7 thoughts on “September Song”

  1. If you ever decide to stop posting (and I hope you don’t), perhaps turn this legendary blog of yours into an online archive/museum of a decade+ worth of women interacting with opera. There’d be so much: audience reception, fan cultures, art criticism, changing what John Berger called the ‘ways of seeing’ and listening… And then travel coordination, RL friendships, and on and on. And for a lot of us lez and bi women and lez-friendly straighties AL/QL was an introductory portal into a world of wonders we knew only a little about. Come to think of it–maybe there’s a book here for you to write, if sociology, history of technology and history of art and reception are your shtick. Ideally for general public.

    Liked by 1 person

    1. Thank you for the sentiment! It’s been a rich dozen years so far.

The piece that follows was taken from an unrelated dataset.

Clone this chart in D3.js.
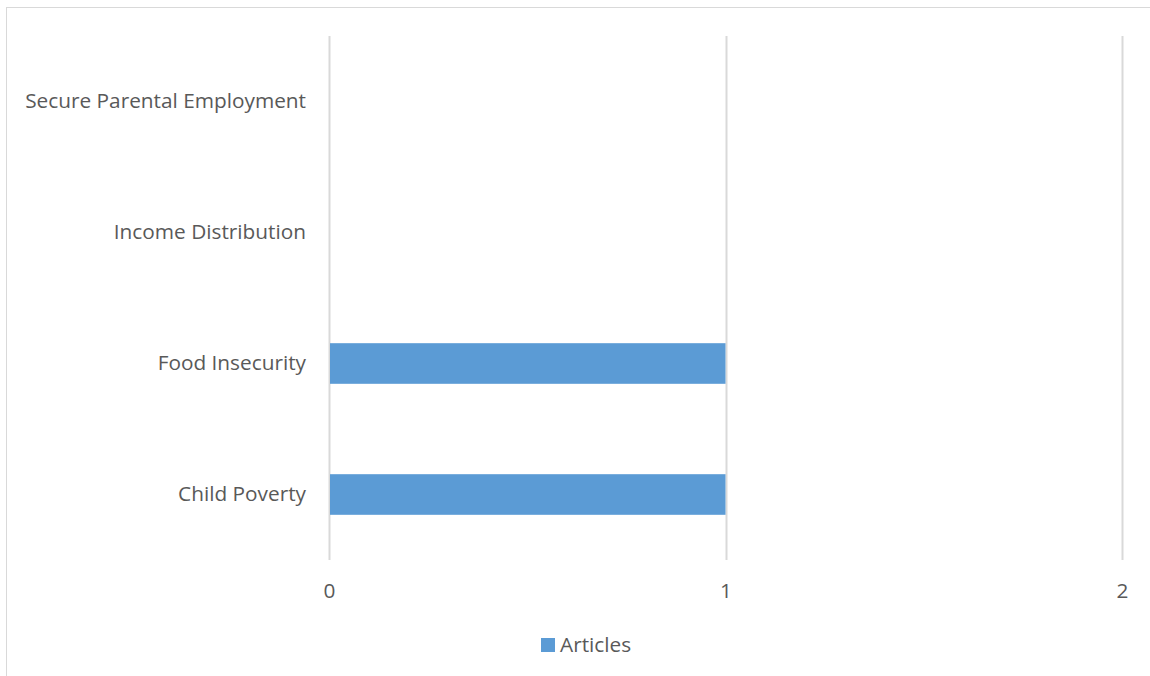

      And ah, a book project… but wouldn’t that be too niche? (I am better at writing for queer ladies (and the occasional gent) than at writing for the general public, even if it is about subset affect cultures in the 2010s blogosphere). But even if there is material, at the moment I am, sadly, lacking the time (as always) and the energy (this is new, I am skirting the burnout edge). I hope to still be the occasional voice, until I can recharge propery. And I am happy that there are so many other voices now, and that opera is much more diverse and open than when I started out.


  2. I found your blog only this past year or so (you know, during plague times), and have been reading through all the entries. I want to thank you and your entire commentariat for proving that my sometime fantasy of an international lesbian opera-going intelligentsia is real. Best wishes for the future, whatever it looks like. Many thanks.


    1. — ALL THE ENTRIES? I don’t think anyone has ever even tried that before, myself included. Belated apologies for any cobwebs and things written too late at night with too little editing. Also, usually I am quicker with replying (but, as you said, plague times).
      (but the international lesbian opera crowd is definitely real. Put on a white shirt, join the fun!)


      1. Well, I have fast-scrolled through many of the liveblogs, unless I had some familiarity with the opera. Even so, I have found a world of connection points in the posts and comments… so many singers and productions to look for, so many topics to ponder, the repeated feeling of “ah, it is not just me”. What an education! Thank you all. Getting my white shirt out of mothballs now.